Senior U.S. District Judge Charles R. Breyer ruled the California lawsuit failed to meet the U.S. Supreme Court’s criteria for a collective legal action, including evidence of a company policy or decisions by higher-ups that affect all workers in the class. He the statistics “still do not reflect significant proof of a general policy of discrimination.”
Judge Breyer concluded the following evidence from the plaintiff’s is “underwhelming”:
- About three-quarters of the stores paid women, on average, the same hourly rates as men. (Note: of course, this means that a quarter of Wal-Mart stores pay women, on average, a lower hourly rate than men. PGB)
- Eighty-six female Wal-Mart employees in California described personal experiences of discrimination – that represents only one woman for every 1,745 members of the proposed statewide class. (It’s unclear what number would be sufficient for class action status- PGB)
- The plaintiff’s produced evidence that Wal-Mart’s then-chief executive, Thomas Coughlin, in a 2004 meeting attended by district managers who approve pay and promotional decisions, said the key to success in choosing leaders was “a single focus to get the job done,” and that “men are better at focus.”
- The plaintiffs said they had evidence of disparities throughout California and biased statements by top managers.

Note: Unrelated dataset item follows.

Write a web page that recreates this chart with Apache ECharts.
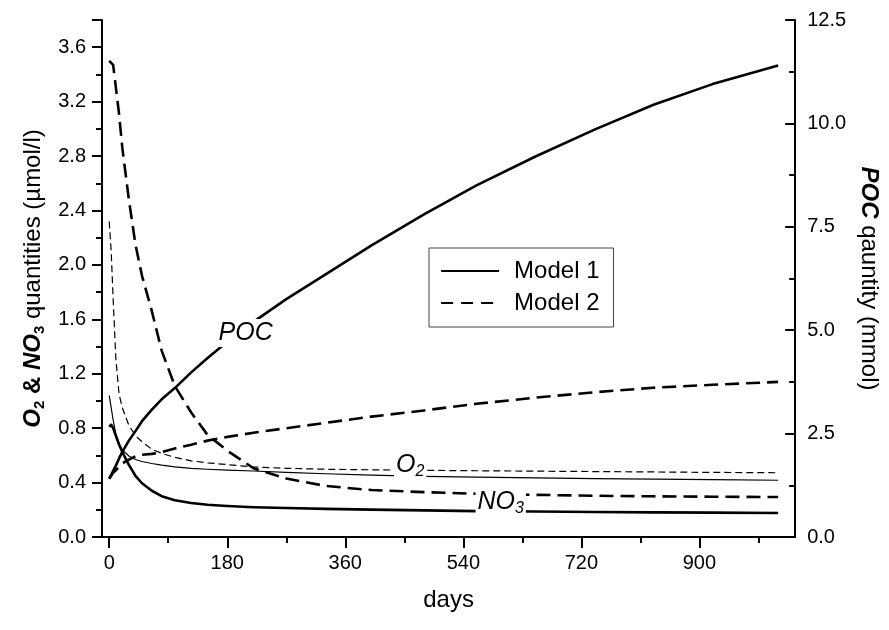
<!DOCTYPE html>
<html>
<head>
<meta charset="utf-8">
<script src="https://cdn.jsdelivr.net/npm/echarts@6/dist/echarts.min.js"></script>
<style>html,body{margin:0;padding:0;background:#fff;}#c{width:889px;height:630px;}</style>
</head>
<body>
<div id="c"></div>
<script>
// ---- data ----
const days = [0,3,6,10,15,20,30,40,50,65,80,100,125,150,180,220,270,330,400,480,560,650,740,830,920,1020];
// Model 1 (solid)
const m1_NO3 = [0.81,0.825,0.80,0.745,0.68,0.625,0.53,0.45,0.395,0.34,0.30,0.27,0.25,0.237,0.228,0.219,0.213,0.207,0.201,0.196,0.19,0.187,0.184,0.181,0.179,0.176];
const m1_O2  = [1.04,0.95,0.86,0.76,0.685,0.64,0.595,0.57,0.555,0.54,0.528,0.515,0.505,0.498,0.492,0.485,0.475,0.465,0.455,0.446,0.44,0.434,0.429,0.425,0.421,0.417];
const m1_POC = [1.41,1.5,1.6,1.72,1.9,2.06,2.33,2.56,2.8,3.08,3.33,3.6,3.98,4.33,4.72,5.2,5.75,6.35,7.05,7.8,8.5,9.2,9.85,10.45,10.95,11.4];
// Model 2 (dashed)
const m2_NO3 = [3.50,3.51,3.47,3.31,3.11,2.86,2.48,2.15,1.92,1.66,1.37,1.11,0.915,0.75,0.635,0.505,0.43,0.375,0.345,0.33,0.318,0.31,0.303,0.299,0.296,0.294];
const m2_O2  = [2.32,2.1,1.75,1.32,1.05,0.95,0.82,0.745,0.70,0.645,0.615,0.585,0.56,0.545,0.532,0.515,0.505,0.498,0.494,0.49,0.487,0.484,0.481,0.478,0.475,0.472];
const m2_POC = [1.41,1.48,1.55,1.61,1.70,1.78,1.87,1.95,1.99,2.01,2.05,2.14,2.23,2.33,2.42,2.52,2.63,2.76,2.91,3.06,3.22,3.37,3.5,3.61,3.68,3.75];

// axis ticks / labels
const xMajor = [0,180,360,540,720,900];
const xMinor = [90,270,450,630,810,990];
const yLeftMajor = [0,0.4,0.8,1.2,1.6,2.0,2.4,2.8,3.2,3.6,3.8];
const yLeftLabels = [0,0.4,0.8,1.2,1.6,2.0,2.4,2.8,3.2,3.6];
const yLeftMinor = [0.2,0.6,1.0,1.4,1.8,2.2,2.6,3.0,3.4];
const yRightMinor = [1.25,3.75,6.25,8.75,11.25];

// in-plot curve labels (anchor in left-axis units)
const labelTexts = ['{i|POC}', '{i|O}{s|2}', '{i|NO}{s|3}'];
const labelDays  = [208, 459, 597];
const labelVals  = [1.50, 0.527, 0.255];

const FONT = '"Liberation Sans", Arial, Helvetica, sans-serif';
const TITLE = 24;
const pairs = (ys) => days.map((d, i) => [d, ys[i]]);

const THICK = 2.6, THIN = 1.2;
const dashThick = [14, 7], dashThin = [7, 4];

function lineSeries(name, ys, yIdx, width, type) {
  return {
    type: 'line', name: name, data: pairs(ys), xAxisIndex: 0, yAxisIndex: yIdx,
    symbol: 'none', showSymbol: false, smooth: false,
    lineStyle: { color: '#000', width: width, type: type, cap: 'butt', join: 'round' },
    itemStyle: { color: '#000' }, z: 2, silent: true
  };
}

const chart = echarts.init(document.getElementById('c'), null, { renderer: 'canvas' });
const axisLineStyle = { color: '#000', width: 2 };

chart.setOption({
  animation: false,
  backgroundColor: '#fff',
  textStyle: { fontFamily: FONT, color: '#000' },
  grid: { left: 102, right: 87, top: 20, bottom: 93, containLabel: false },
  legend: {
    orient: 'vertical', left: 429, top: 248,
    padding: [11, 14, 12, 11], itemGap: 8, itemWidth: 58, itemHeight: 14,
    borderColor: '#444', borderWidth: 1, backgroundColor: '#fff',
    textStyle: { fontFamily: FONT, fontSize: 24, color: '#000', padding: [0, 0, 0, 10] },
    data: [
      { name: 'Model 1', lineStyle: { width: 2.2, type: 'solid', color: '#000' }, itemStyle: { color: 'rgba(0,0,0,0)', borderWidth: 0 } },
      { name: 'Model 2', lineStyle: { width: 2.2, type: [12, 8], color: '#000' }, itemStyle: { color: 'rgba(0,0,0,0)', borderWidth: 0 } }
    ]
  },
  xAxis: [
    {
      type: 'value', min: -11, max: 1046, position: 'bottom',
      axisLine: { show: true, onZero: false, lineStyle: axisLineStyle },
      axisTick: { show: true, customValues: xMajor, length: 11, lineStyle: { width: 2, color: '#000' } },
      axisLabel: { show: true, customValues: xMajor, fontSize: 20, margin: 16, color: '#000', fontFamily: FONT },
      splitLine: { show: false },
      name: 'days', nameLocation: 'middle', nameGap: 51,
      nameTextStyle: { fontSize: TITLE, fontFamily: FONT, color: '#000' }
    },
    {
      type: 'value', min: -11, max: 1046, position: 'bottom',
      axisLine: { show: false, onZero: false },
      axisTick: { show: true, customValues: xMinor, length: 6, lineStyle: { width: 2, color: '#000' } },
      axisLabel: { show: false }, splitLine: { show: false }
    }
  ],
  yAxis: [
    {
      type: 'value', min: 0, max: 3.8, position: 'left',
      axisLine: { show: true, onZero: false, lineStyle: axisLineStyle },
      axisTick: { show: true, customValues: yLeftMajor, length: 10, lineStyle: { width: 2, color: '#000' } },
      axisLabel: { show: true, customValues: yLeftLabels, fontSize: 20, margin: 16, color: '#000', fontFamily: FONT,
        formatter: (v) => Number(v).toFixed(1) },
      splitLine: { show: false },
      name: '{b|O}{bs|2}{a| & }{b|NO}{bs|3}{n| quantities (µmol/l)}',
      nameLocation: 'middle', nameRotate: 90, nameGap: 50,
      nameTextStyle: {
        fontFamily: FONT, fontSize: TITLE, color: '#000',
        rich: {
          b: { fontFamily: FONT, fontSize: TITLE, fontWeight: 'bold', fontStyle: 'italic', lineHeight: 28, color: '#000' },
          bs: { fontFamily: FONT, fontSize: 15, fontWeight: 'bold', lineHeight: 6, verticalAlign: 'bottom', color: '#000' },
          a: { fontFamily: FONT, fontSize: TITLE, fontWeight: 'bold', lineHeight: 28, color: '#000' },
          n: { fontFamily: FONT, fontSize: TITLE, lineHeight: 28, color: '#000' }
        }
      }
    },
    {
      type: 'value', min: 0, max: 12.5, interval: 2.5, position: 'right',
      axisLine: { show: true, onZero: false, lineStyle: axisLineStyle },
      axisTick: { show: true, inside: true, length: 10, lineStyle: { width: 2, color: '#000' } },
      axisLabel: { show: true, fontSize: 20, margin: 12, color: '#000', fontFamily: FONT,
        formatter: (v) => Number(v).toFixed(1) },
      splitLine: { show: false },
      name: '{b|POC}{n| qauntity (mmol)}',
      nameLocation: 'middle', nameRotate: -90, nameGap: 42,
      nameTextStyle: {
        fontFamily: FONT, fontSize: TITLE, color: '#000',
        rich: {
          b: { fontFamily: FONT, fontSize: TITLE, fontWeight: 'bold', fontStyle: 'italic', lineHeight: 28, color: '#000' },
          n: { fontFamily: FONT, fontSize: TITLE, lineHeight: 28, color: '#000' }
        }
      }
    },
    {
      type: 'value', min: 0, max: 3.8, position: 'left',
      axisLine: { show: false, onZero: false },
      axisTick: { show: true, customValues: yLeftMinor, length: 6, lineStyle: { width: 2, color: '#000' } },
      axisLabel: { show: false }, splitLine: { show: false }
    },
    {
      type: 'value', min: 0, max: 12.5, position: 'right',
      axisLine: { show: false, onZero: false },
      axisTick: { show: true, inside: true, customValues: yRightMinor, length: 6, lineStyle: { width: 2, color: '#000' } },
      axisLabel: { show: false }, splitLine: { show: false }
    }
  ],
  series: [
    lineSeries('Model 1', m1_NO3, 0, THICK, 'solid'),
    lineSeries('Model 1', m1_O2, 0, THIN, 'solid'),
    lineSeries('Model 1', m1_POC, 1, THICK, 'solid'),
    lineSeries('Model 2', m2_NO3, 0, THICK, dashThick),
    lineSeries('Model 2', m2_O2, 0, THIN, dashThin),
    lineSeries('Model 2', m2_POC, 1, THICK, dashThick),
    {
      type: 'scatter', name: 'labels', xAxisIndex: 0, yAxisIndex: 0, z: 10, silent: true,
      symbolSize: 0, itemStyle: { opacity: 1, color: '#000' },
      emphasis: { disabled: true },
      data: labelDays.map((d, i) => [d, labelVals[i]]),
      label: {
        show: true, position: 'inside', opacity: 1, color: '#000', textBorderWidth: 0,
        formatter: (p) => labelTexts[p.dataIndex],
        backgroundColor: '#fff', padding: [0, 2, 0, 2],
        rich: {
          i: { fontFamily: FONT, fontSize: 25, fontStyle: 'italic', lineHeight: 28, color: '#000', textBorderWidth: 0 },
          s: { fontFamily: FONT, fontSize: 16, fontStyle: 'italic', lineHeight: 6, verticalAlign: 'bottom', color: '#000', textBorderWidth: 0 }
        }
      }
    }
  ]
});
</script>
</body>
</html>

The U.S. Supreme Court ruled unanimously in June 2011 that the original lawsuit against Wal-Mart in 2001 failed to show any company-wide policy or attitude of discrimination and said there were too many women in too many jobs at Wal-Mart to wrap into one lawsuit. The high court overturned lower court decisions that allowed nationwide class-action status.
Judge Breyer said the California lawsuit “is essentially a scaled-down version of the (nationwide) case with new labels on old arguments.” He said the plaintiffs challenged “the discretionary decisions of hundreds of decision-makers,” which, according to the U.S. Supreme Court, cannot be the basis of a class-action suit.
Breyer said the remarks attributed to former Wal-Mart CEO Coughlin may have come from an outside consultant and were made after the period covered by the lawsuit.
Breyer, 72, was appointed to the federal bench in 1997 by then-President Bill Clinton. His brother is U.S. Supreme Court Justice Stephen Breyer.
Dodged a Bullet?
At one point, Wal-Mart, the nation’s leading retailer, was concerned about potentially serious liability for alleged sex discrimination.
In 2010, the New York Times published an article on a 1995 memorandum issued by Wal-Mart’s then counsel, Akin Gump Strauss Hauer & Feld, that reported widespread gender disparities in pay and promotion at Wal-Mart and Sam’s Club stores.
The NYT reported the memo said that “women employed by Wal-Mart earned less than men in numerous job categories, with men in salaried jobs earning 19 percent more than women..”
By one measure, the memo states “. . . men were five and a half times as likely as women to be promoted into salaried, management positions.” Furthermore, in 1993, men employed by Wal-Mart as department managers were paid an hourly rate 5.8 percent higher than women in those positions.
The Memo estimated that Wal-Mart’s potential legal exposure in a class-action sex discrimination suit was $185 million to $740 million for 1993 alone.
The overall disparities in job assignments, the memo states, were “statistically significant and sufficient to warrant a finding of discrimination unless the company can demonstrate at trial that the statistical disparities are caused by legitimate, nondiscriminatory factors.”
At this point it appears that Wal-Mart has dodged that bullet.
Wal-Mart was “pleased” by California Judge Breyer’s ruling and said it has a had a “strong policy” against discrimination in place for many years.